The present disclosure relates to papermaking. More particularly, the present disclosure relates to a papermaking machine for making a paper web, and associated methods.
Many attempts to combine the bulk-generating benefit of through drying with the dewatering efficiency of wet-pressing have been disclosed over the past 20 years. An example of such a process is disclosed in U.S. Pat. No. 6,287,426 issued Sep. 11, 2001 to Edwards et al., which is herein incorporated by reference. This process utilizes a high pressure dewatering nip formed between a felt and an impermeable belt to increase the wet web consistency to about 35 to 50 percent. The web adheres to and follows the impermeable belt as it exits the press nip. The dewatered web is then transferred to a structuring fabric with the aid of a vacuum roll to impart texture to the web prior to drying.
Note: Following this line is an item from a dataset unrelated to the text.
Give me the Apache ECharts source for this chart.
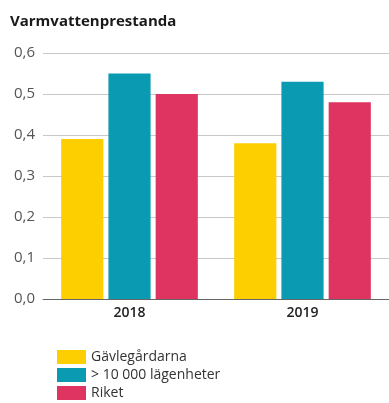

Transfer belts having a regular or uniform grooved micro-structure on their surface running in the machine direction have been used for transferring a web from a press felt to a further downstream process. The grooved belt is compressed flat in the dewatering press nip, allowing the dewatered web to transfer to the belt, but then rebounds to its natural grooved state soon after leaving the press. While effective for relatively heavy basis weight webs, the use of such modified belts still is not effective for processing light-weight tissue webs at high speeds necessary for commercial applications because of the difficulty associated with transferring low basis weight wet webs, which have virtually no strength. A wet tissue web will not naturally make such a transfer because there is a thin water film between the tissue web and the belt surface that generates a high adhesion force between the two materials. Attempts to remove the fragile tissue web from the belt surface often result in torn webs.
Therefore, there is a need for an efficient method of making wet-pressed paper webs at high speeds.